The Securities and Exchange Commission (SEC) has filed a brief in support of Vanguard whistleblower David Danon, who claims he was wrongfully fired after opposing the financial firm’s tax practices. The SEC filed its “friend of the court” brief on Monday, claiming Danon should qualify for whistleblower protection.

Mr. Danon worked as a tax lawyer for Vanguard Group, the largest mutual fund company in the United States. He was fired in 2013 for “not doing his job,” according to the Malvern, Pennsylvania-based financial firm.

The Vanguard whistleblower disagrees, and claims, he was fired because he complained internally about the company underpaying federal and state income taxes. He filed a wrongful termination lawsuit in U.S. District Court for the Eastern District of Pennsylvania near the end of last year. Mr. Danon claims that Vanguard owes roughly $35 billion in federal and state taxes, interest and penalties dating back to 2007.

In response, Vanguard filed a motion to get Mr. Danon’s case tossed, arguing that whistleblower protection laws are only for individuals that come directly to the SEC with potential securities law violations before they are fired. In other words, Vanguard says Mr. Danon isn’t eligible for whistleblower protections because he voiced concerns internally to Vanguard before he ultimately brought allegations to the SEC.

The SEC’s brief to Judge C. Darnell Jones—the federal judge overseeing the Vanguard whistleblower lawsuit—maintains that the Dodd-Frank Wall Street Reform and Consumer Protection Act authorizes the agency to offer rewards to individuals who voluntarily provide the SEC with information that leads to a successful enforcement action, and prohibits employers from retaliating against whistleblowers. Dodd-Frank whistleblower rules are in place to protect individuals who report violations internally, the SEC says. If the Vanguard whistleblower lawsuit were to be dismissed, the SEC believes it would “substantially weaken” the agency’s ability to use whistleblowers as the foundation for building cases against corporations accused of wrongdoing.

The irony with this Vanguard whistleblower case is that companies have long battled with the SEC over the question of whistleblower status.
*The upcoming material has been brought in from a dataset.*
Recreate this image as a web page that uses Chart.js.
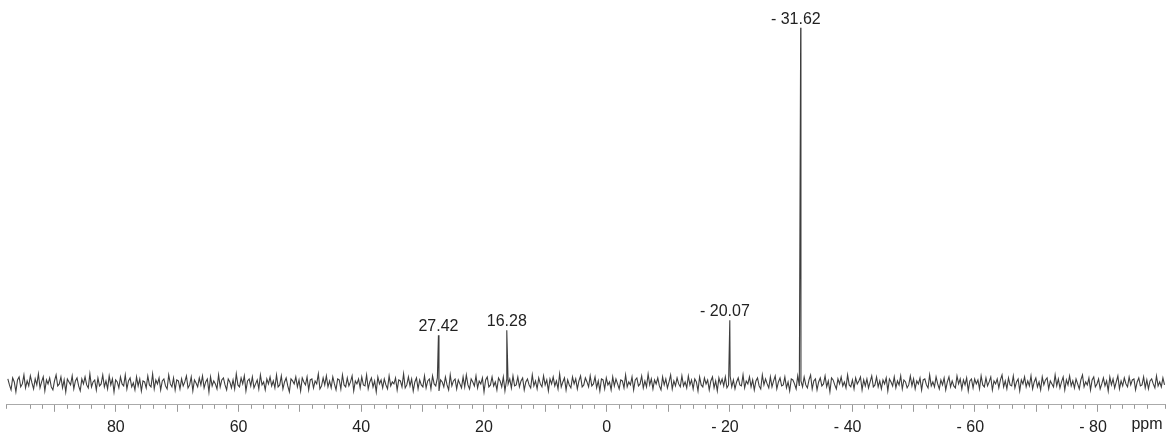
<!DOCTYPE html>
<html>
<head>
<meta charset="utf-8">
<script src="https://cdn.jsdelivr.net/npm/chart.js@4/dist/chart.umd.min.js"></script>
<style>
  html, body { margin: 0; background: #fff; overflow: hidden; }
  #wrap { width: 1171px; height: 443px; position: relative; }
</style>
</head>
<body>
<div id="wrap"><canvas id="nmrChart"></canvas></div>
<script>
// 31P spectrum, ppm axis runs right to left
const axisMin = -91.0;
const axisMax = 97.9;

// baseline noise, sampled evenly from noiseStart down in steps of noiseStep
const noiseStart = 97.6;
const noiseStep = 0.2622;
const noise = [
  4,-2,-7,5,1,-9,3,6,-4,-1,8,-5,2,-3,7,0,-6,4,-2,9,
  -5,1,6,-8,3,-1,5,-4,-7,2,8,-3,-1,6,-5,3,-9,4,1,-2,
  7,-6,2,5,-3,-8,4,-1,6,-2,-5,9,-4,1,3,-7,5,-3,-1,8,
  -4,2,-6,7,-2,4,-9,3,1,-5,6,-1,-3,8,-6,2,5,-4,0,-7,
  6,-3,4,-8,2,1,-5,7,-2,-4,9,-6,3,-1,5,-7,2,4,-3,-6,
  8,-1,-4,5,-7,3,2,-6,4,-3,1,7,-5,-2,6,-8,3,0,-4,5,
  -2,7,-5,1,4,-9,6,-3,2,-1,-6,8,-4,3,5,-2,-7,4,1,-5,
  3,-6,9,-2,-4,5,-1,7,-8,2,4,-3,6,-5,-1,3,-6,8,-2,1,
  -7,4,-1,6,-3,2,-5,8,-4,-2,7,-6,1,5,-3,-9,4,2,-1,6,
  -4,3,-8,5,1,-2,6,-7,3,4,-5,2,-1,9,-6,-3,5,-2,7,-4,
  2,-5,6,-1,-7,4,3,-6,8,-2,-4,5,-3,1,7,-8,2,-1,4,-5,
  6,-2,-3,8,-6,1,5,-4,2,-9,6,-1,3,-5,4,-2,-6,7,-3,1,
  -1,5,-7,3,2,-4,9,-5,-2,6,-3,4,-8,1,5,-6,3,-2,-4,7,
  -5,2,4,-6,7,-1,-3,5,-8,3,1,-4,6,-2,-7,8,-3,2,4,-6,
  3,-1,-5,6,-4,8,-2,-6,4,1,-3,7,-5,2,-1,5,-9,3,6,-4,
  -2,6,-3,1,-7,5,2,-4,6,-8,3,-1,4,-5,7,-3,-2,6,-4,2,
  5,-7,1,4,-2,-5,8,-3,2,-6,5,-1,-4,7,-2,3,-8,4,-1,6,
  -3,2,-6,9,-4,1,5,-7,3,-2,-5,6,-1,4,-6,2,7,-4,-2,5,
  1,-4,7,-3,-1,6,-5,2,-8,4,3,-6,5,-2,1,-7,6,-3,4,-1,
  -6,3,2,-5,8,-4,1,-2,6,-7,3,5,-3,-1,7,-5,2,-4,9,-2,
  4,-6,3,-1,5,-3,-7,6,-2,4,-5,1,8,-6,2,-3,5,-1,-4,7,
  -3,1,-5,7,-2,3,-6,4,1,-8,6,-2,-4,5,-1,3,-7,2,6,-5,
  2,-8,5,-1,4,-3,6,-5,-2,7,-4,3,-6,1,5,-2,-3,8,-5,2,
  -1,6,-4,3,-7,2,5,-3,-6,8,-2,4,-1,-5,6,-4,2,7,-6,1,
  5,-3,-2,6,-5,1,-8,4,3,-1,-6,7,-3,2,-4,6,-2,-5,3,8,
  -6,2,4,-7,1,5,-3,-1,7,-4,2,-9,5,3,-2,-6,4,-1,6,-3,
  1,-5,8,-2,-4,3,-6,5,-1,2,6,-7,3,-3,4,-5,1,7,-4,-2,
  6,-4,2,-6,3,-1,5,-8,4,1,-3,6,-5,2,-2,7,-6,3,1,-5,
  -2,7,-3,4,-6,2,-1,5,-7,3,4,-2,-5,8,-3,1,-4,6,-1,-6,
  3,-2,5,-7,1,6,-4,2,-3,-5,7,-1,4,-6,3,-2,5,-8,2,4,
  -5,4,-1,3,-6,7,-2,-4,5,-3,1,6,-7,2,-1,4,-5,3,8,-4,
  2,-6,5,-2,-3,7,-5,1,4,-8,3,-1,6,-4,2,-3,7,-6,1,5,
  -4,1,-7,6,-2,3,5,-6,2,-1,-4,8,-3,4,-5,1,6,-7,3,-2,
  7,-3,2,-5,4,-1,-6,3,8,-4,1,-2,5,-7,3,6,-4,-1,4,-6,
  -1,5,-3,2,-8,6,-2,4,-5,1,7,-6,2,-3,5,-1,-4,6,-2,3,
  4,-7,1,5,-3,-2,6,-5,3,-6,2,4,-1,-5,7,-3,1,-4,5,-2
];

// peaks
const peakPpm = [27.42, 16.28, -20.07, -31.62];
const peakHeight = [48, 53, 63, 357];

const points = noise.map((v, i) => ({ x: noiseStart - i * noiseStep, y: v }));
peakPpm.forEach((p, i) => points.push({ x: p, y: peakHeight[i] }));
points.sort((a, b) => b.x - a.x);

function ppmText(v) {
  return v < 0 ? '- ' + (-v) + '  ' : '' + v;
}

const fontFamily = '"Liberation Sans", Arial, sans-serif';

const peakLabels = {
  id: 'peakLabels',
  afterDraw(chart) {
    const ctx = chart.ctx;
    const xs = chart.scales.x, ys = chart.scales.y;
    ctx.save();
    ctx.font = '16px ' + fontFamily;
    ctx.fillStyle = '#222';
    ctx.textBaseline = 'alphabetic';
    peakPpm.forEach((p, i) => {
      const x = xs.getPixelForValue(p);
      const y = ys.getPixelForValue(peakHeight[i]) - 4;
      const num = Math.abs(p).toFixed(2);
      ctx.textAlign = 'center';
      ctx.fillText(num, x, y);
      if (p < 0) {
        ctx.textAlign = 'right';
        ctx.fillText('- ', x - ctx.measureText(num).width / 2, y);
      }
    });

    // minor ticks every 2 ppm
    ctx.strokeStyle = '#999';
    ctx.lineWidth = 1;
    xs.ticks.forEach(t => {
      if (t.value % 10 === 0) return;
      const x = Math.round(xs.getPixelForValue(t.value)) + 0.5;
      ctx.beginPath();
      ctx.moveTo(x, xs.top);
      ctx.lineTo(x, xs.top + 4);
      ctx.stroke();
    });

    // unit
    ctx.textAlign = 'center';
    ctx.textBaseline = 'middle';
    ctx.fillText('ppm', 1147, xs.top + 20);
    ctx.restore();
  }
};

new Chart(document.getElementById('nmrChart'), {
  type: 'line',
  data: {
    datasets: [{
      data: points,
      borderColor: 'rgba(40,40,40,0.9)',
      borderWidth: 1.1,
      pointRadius: 0,
      tension: 0
    }]
  },
  options: {
    responsive: true,
    maintainAspectRatio: false,
    animation: false,
    layout: { padding: 0 },
    plugins: { legend: { display: false }, tooltip: { enabled: false } },
    scales: {
      x: {
        type: 'linear',
        reverse: true,
        min: axisMin,
        max: axisMax,
        border: { display: true, color: '#aaa', width: 1 },
        grid: {
          drawOnChartArea: false,
          tickLength: 7,
          tickColor: c => (c.tick && c.tick.value % 10 === 0) ? '#999' : 'rgba(0,0,0,0)'
        },
        ticks: {
          stepSize: 2,
          autoSkip: false,
          maxRotation: 0,
          padding: 6,
          color: '#222',
          font: { family: fontFamily, size: 16 },
          callback: v => (v % 20 === 0 && v <= 80) ? ppmText(v) : ''
        }
      },
      y: {
        display: false,
        min: -22,
        max: 385
      }
    }
  },
  plugins: [peakLabels]
});
</script>
</body>
</html>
When Dodd-Frank was being crafted, some companies were adamant that employees should be encouraged to report any wrongdoing internally before bringing allegations directly to the SEC. How ironic that these same companies are fighting a rule they were supporting a few years ago.

How do the courts view this question of whistleblower status when allegations are made internally before being brought to the SEC? Thus far, they haven’t been consistent. According to the Wall Street Journal, a federal appeals court ruled last September that employees who report internally before bringing allegations to the SEC’s attention are protected, but another court has ruled that they don’t enjoy whistleblower protection.

The SEC has said it is not taking a position on the specifics of Mr. Danon’s Vanguard whistleblower allegations, only on the requirements necessary for claiming whistleblower protection. The agency has issued a regulation on the question of whistleblower protection, and Monday’s brief is in defense of that regulation.

The Vanguard Whistleblower is Helping Beyond the SEC

It is worth noting that last year, Mr. Danon received an informer’s fee of $117,000 for helping the state of Texas collect back taxes owed by Vanguard. Texas audited Vanguard on four separate occasions in 2015, finding that the company owed taxes in each audit.

Mr. Danon has made accusations to the Internal Revenue Service, California, New York and other states, claiming the firm illegally avoided paying taxes. In the California case, the state’s Franchise Tax Board recently told Mr. Danon that the claims against his former employer warranted a criminal investigation. Vanguard could be liable for up hundreds of millions of dollars in that case alone.

In addition to these Vanguard whistleblower claims, Mr. Danon has also alleged to the SEC that Vanguard underpaid its own management affiliate in an effort to minimize its income-tax obligations while the firm hid illegal cash reserves from tax authorities and the company’s investors.

For their part, Vanguard has said the company’s financial arrangements are legal.